That Moment When… a man realizes a few facts about fatherhood.
IN WHICH I TOOK A MOMENT
by Clayton Zeimet
Every night this week has felt like hell. Every night this week, my one-year-old has struggled to go down at bedtime. Oliver has gotten up around ten needing rocked back down again. He is still teething, though I thought that was over last week. I’m also sure his tummy has been upset for the past three days or so.
I’m writing tonight about a moment that happened just a few nights ago as I went to put him down to bed. The bath went smooth, despite me getting soaked with some big splashes of bath water. He struggled getting into his pajamas. When his hands went into the sleeves, he freaked out when his fingers were no longer visible. Everything went back to normal as soon as he was in daddy’s arms. Mamma gave him a kiss and left the room, and I began to rock the little munchkin down to sleep.

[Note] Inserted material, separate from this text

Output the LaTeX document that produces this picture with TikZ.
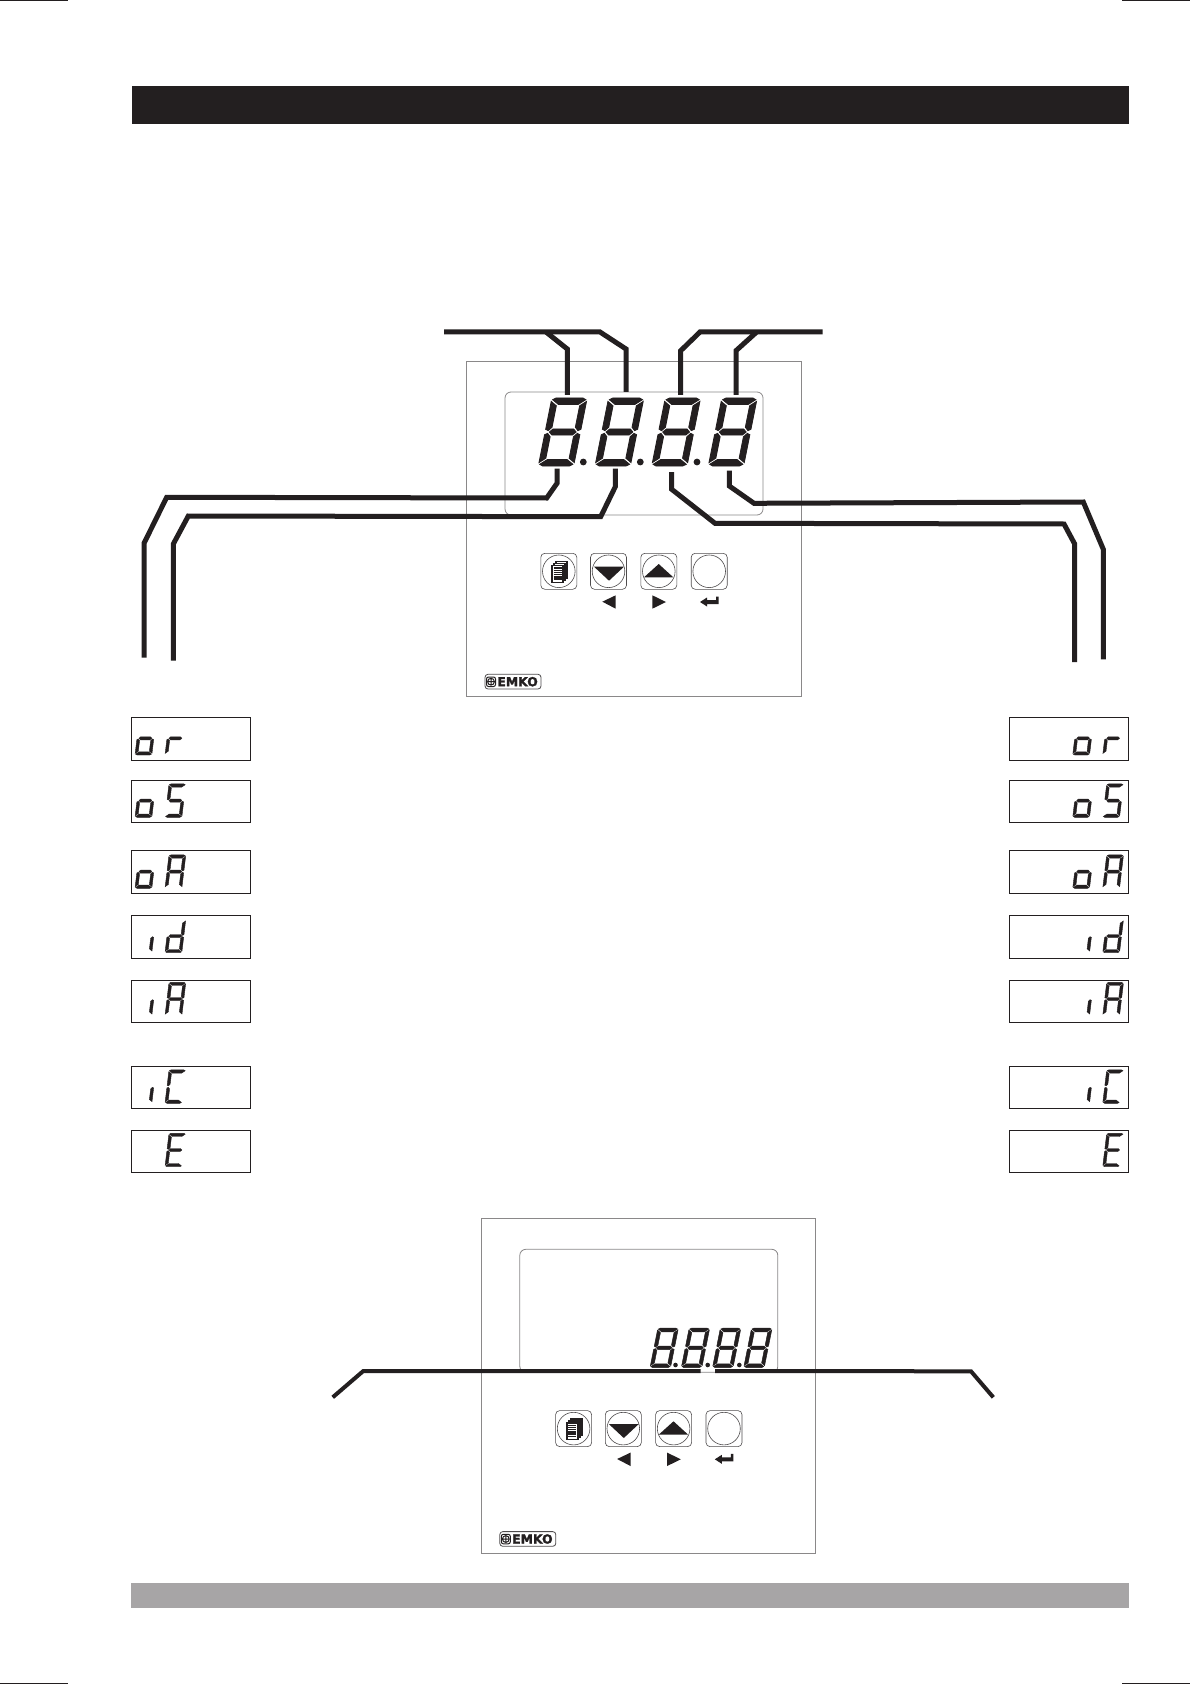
\documentclass[tikz,border=0pt]{standalone}
\usepackage{fontspec}
\usepackage{xcolor}
\usepackage{tikz}
\newfontfamily\logofont[BoldFeatures={FakeBold=2}]{DejaVu Sans}
\definecolor{inkblack}{HTML}{231F20}
\definecolor{bargray}{HTML}{A7A5A6}
\definecolor{panelgray}{HTML}{8A8889}
\tikzset{
  wire/.style={draw=inkblack, line width=2.5pt, line join=miter},
  thinwire/.style={wire, line width=2pt},
  panelline/.style={draw=panelgray, line width=0.4pt},
  keybox/.style={draw=inkblack!80, line width=0.3pt, rounded corners=2pt},
  msgbox/.style={draw=inkblack, line width=0.5pt},
  crop/.style={draw=inkblack, line width=0.6pt},
  seg/.style={fill=inkblack, draw=inkblack},
  logotext/.style={inner sep=0pt, text=inkblack, font=\logofont\bfseries\fontsize{6.2}{6.2}\selectfont}
}
% one segment each, digit is 1 wide and 2 high
\newcommand{\segA}{\path[seg] (0.12,2)--(0.88,2)--(0.97,1.95)--(0.78,1.81)--(0.22,1.81)--(0.03,1.95)--cycle;}
\newcommand{\segB}{\path[seg] (1,1.90)--(0.83,1.77)--(0.83,1.14)--(0.92,1.04)--(1,1.08)--cycle;}
\newcommand{\segC}{\path[seg] (1,0.92)--(0.92,0.96)--(0.83,0.86)--(0.83,0.23)--(1,0.10)--cycle;}
\newcommand{\segD}{\path[seg] (0.12,0)--(0.88,0)--(0.97,0.05)--(0.78,0.19)--(0.22,0.19)--(0.03,0.05)--cycle;}
\newcommand{\segE}{\path[seg] (0,0.92)--(0.08,0.96)--(0.17,0.86)--(0.17,0.23)--(0,0.10)--cycle;}
\newcommand{\segF}{\path[seg] (0,1.90)--(0.17,1.77)--(0.17,1.14)--(0.08,1.04)--(0,1.08)--cycle;}
\newcommand{\segG}{\path[seg] (0.12,1)--(0.21,1.09)--(0.79,1.09)--(0.88,1)--(0.79,0.91)--(0.21,0.91)--cycle;}
% x, y of lower left corner, half height in px, width in px, slant, segments
\newcommand{\segdigit}[6]{%
  \begin{scope}[shift={(#1,#2)}, x=#4*0.5pt, y=#3*0.5pt, xslant=#5, line width=#3*0.012pt]
    \foreach \s in #6 {\csname seg\s\endcsname}
  \end{scope}}
% front panel of the instrument, #1 #2 is the shift
\newcommand{\frontpanel}[2]{%
  \begin{scope}[shift={(#1,#2)}]
    \draw[panelline] (466.5,361) rectangle (801,696);
    \draw[panelline, rounded corners=3pt] (505,392) rectangle (763,515);
    \foreach \keyx/\keyname in {558.8/keymenu, 608.5/keydown, 658.8/keyup, 709.2/keyenter} {
      \node[keybox, minimum size=18pt, inner sep=0pt] (\keyname) at (\keyx,571.3) {};
      \draw[panelline, draw=inkblack!80, line width=0.3pt] (\keyx,571.3) circle (16.3);
    }
    \fill[inkblack] (594,566.7)--(624,566.7)--(609,580.7)--cycle;
    \fill[inkblack] (644,577.3)--(673.3,577.3)--(658.7,564)--cycle;
    \fill[inkblack] (602.3,601.7)--(615.7,595.3)--(615.7,608.7)--cycle;
    \fill[inkblack] (652.3,595.3)--(652.3,608.7)--(666,602)--cycle;
    \fill[inkblack] (700,602)--(707,597.5)--(707,600)--(716,600)--(716,596.5)--(718.5,596.5)--(718.5,604)--(707,604)--(707,606.5)--cycle;
    \foreach \pagex in {4,2,0} {
      \draw[fill=white, draw=inkblack, line width=0.7pt] (552+\pagex,565.5-\pagex) rectangle (563+\pagex,582.3-\pagex);
    }
    \foreach \liney in {568,570.2,...,581} {
      \draw[inkblack, line width=0.7pt] (553.5,\liney) -- (561.5,\liney);
    }
    \draw[keybox, rounded corners=1.5pt, line width=0.4pt] (485,674.3) rectangle (541,689);
    \draw[inkblack, line width=0.5pt, rounded corners=1pt] (486.5,677) rectangle (495.5,686.5);
    \draw[inkblack, line width=0.5pt] (491,681.7) circle (3.4) (487.6,681.7) -- (494.4,681.7) (491,678.3) -- (491,685.1);
    \node[logotext, anchor=west] (logoname) at (497,681.7) {EMKO};
  \end{scope}}
\begin{document}
\begin{tikzpicture}[x=0.5pt, y=-0.5pt]
  \useasboundingbox (0,0) rectangle (1190,1684);
  \fill[white] (0,0) rectangle (1190,1684);
  % crop marks
  \draw[crop] (0,0.5) -- (68,0.5) (1122,0.5) -- (1190,0.5);
  \draw[crop] (0,1683.5) -- (68,1683.5) (1122,1683.5) -- (1190,1683.5);
  % bars
  \fill[inkblack] (132,86) rectangle (1129,124);
  \fill[bargray] (131,1582.7) rectangle (1129,1607.7);

  \frontpanel{0}{0}
  \frontpanel{14.8}{857.3}

  % top display
  \foreach \digx in {538.3,595,651.7,708.3} {
    \segdigit{\digx}{466}{34}{35.3}{0.2}{{A,B,C,D,E,F,G}}
  }
  \foreach \dotx in {583.3,640.3,697} {
    \fill[inkblack] (\dotx,462) circle (3.4);
  }
  % bottom display
  \foreach \digx in {650,681.3,712.5,743.7} {
    \segdigit{\digx}{1367.5}{19.7}{20.5}{0.2}{{A,B,C,D,E,F,G}}
  }
  \foreach \dotx in {675.5,707.7,739.3} {
    \fill[inkblack] (\dotx,1365) circle (2.3);
  }

  % wires of the top display
  \coordinate (topL) at (444,332);
  \coordinate (topR) at (822.7,332);
  \draw[wire] (topL) -- (600,332) -- (626,349) -- (626,392);
  \draw[wire] (546,332) -- (567.3,349) -- (567.3,395);
  \draw[wire] (topR) -- (700,332) -- (680.7,350.7) -- (680.7,395);
  \draw[wire] (756.7,332) -- (736,350.7) -- (736,395);
  \draw[wire] (557,468.7) -- (557,483.3) -- (546.7,498) -- (166.7,497.3) -- (144,543.3) -- (144,657.7);
  \draw[wire] (615.3,468.7) -- (615.3,486.7) -- (600.7,516.7) -- (188.3,516) -- (173.3,544) -- (173.3,660.7);
  \draw[wire] (671.7,472) -- (671.7,489.3) -- (715,523.3) -- (1064,524) -- (1074.7,544) -- (1074.7,662);
  \draw[wire] (729.3,470.7) -- (729.3,486) -- (754,503.3) -- (1083.3,502) -- (1103.3,549.3) -- (1103.3,659.3);
  % wire of the bottom display
  \draw[thinwire] (332.7,1397.3) -- (363.3,1371) -- (700.7,1371);
  \draw[thinwire] (715,1371) -- (971,1371.3) -- (993.3,1397.3);

  % message boxes, left and right
  \foreach \boxtop/\boxbot/\boxbase/\firstseg/\secondseg in {
      717.3/760.7/755/{C,D,E,G}/{E,G},
      780.3/822.7/817.3/{C,D,E,G}/{A,F,G,C,D},
      850.3/893.3/888.3/{C,D,E,G}/{A,B,C,E,F,G},
      915.3/958.7/952.7/{C}/{B,C,D,E,G},
      980.3/1022.7/1015.7/{C}/{A,B,C,E,F,G},
      1066.3/1108.7/1103.3/{C}/{A,D,E,F},
      1130.3/1172.7/1166.7/{}/{A,D,E,F,G}} {
    \draw[msgbox] (131.5,\boxtop) rectangle (250.5,\boxbot);
    \draw[msgbox] (1009.3,\boxtop) rectangle (1128.7,\boxbot);
    \segdigit{135}{\boxbase}{16.7}{16.8}{0.12}{\firstseg}
    \segdigit{165}{\boxbase}{16.7}{16.8}{0.12}{\secondseg}
    \segdigit{1072.7}{\boxbase}{16.7}{16.8}{0.12}{\firstseg}
    \segdigit{1102.7}{\boxbase}{16.7}{16.8}{0.12}{\secondseg}
  }
\end{tikzpicture}
\end{document}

I sang and I sang, rocking back and forth in the darkness. His little fingers gripped my shirt. When I felt his little body go limp, I set him down in the crib with hopes that he had fallen asleep. Getting out of the room after setting him down is the hard part, but I managed. A few minutes later, crying. This wasn’t just normal baby crying. It was loud, horrendous, soul-searing baby crying. His little legs somehow got stuck in the crib bars. I went into his room, and started rocking him again. It took forever for him to drift back into his dreams.
As I rocked him, the moment happened. Some thought crept into my mind and wouldn’t let me go. I felt like a captive to the gnawing thought, the realization that my relationship with my baby had changed. I also realized right then and there, that the relationship would continue to change.
He is not the same baby that he was a year ago.
God. These words hurt me, as I thought them to myself. I remember waking up and going into his room night after night, rocking my son down to sleep when something woke him in the night. When did this change? When did I stop needing to go in there as often? As I thought about it, he’s needed calming less and less. While this doesn’t seem like the worst thought, at first, it’s what the thought led to that hit me the hardest.
Someday he won’t need to be rocked.
I’m going to miss this. I’m going to miss this moment. Someday he will take his last bottle of milk. Someday I will change his last diaper. Someday not far from today, my son will be a little boy who won’t need me in the same capacity as he needs me now, and I’m going to miss it.
Is this fear? Am I allowed to fear my children growing up? I rocked him for a long time the other night. I wanted to savor that moment, of my little sleeping child breathing on my chest. I want to savor all these moments. I don’t want to get frustrated that he doesn’t go to sleep right away. I want to make sure I enjoy these special moments with my little boy before he’s all grown up.
Make sure you take time for the little moments. These moments fade away. You may not have children, or you might. It’s not just moments with our children that are important. There will come a day when you give your mom and dad a last hug. There will come a day when you call your sister for the last time. The change is slow. You won’t even realize these last moments when they come, and they’ll be history before you know it. Savor every moment. Take the time to make it last.
From here on out, I know I’m going to.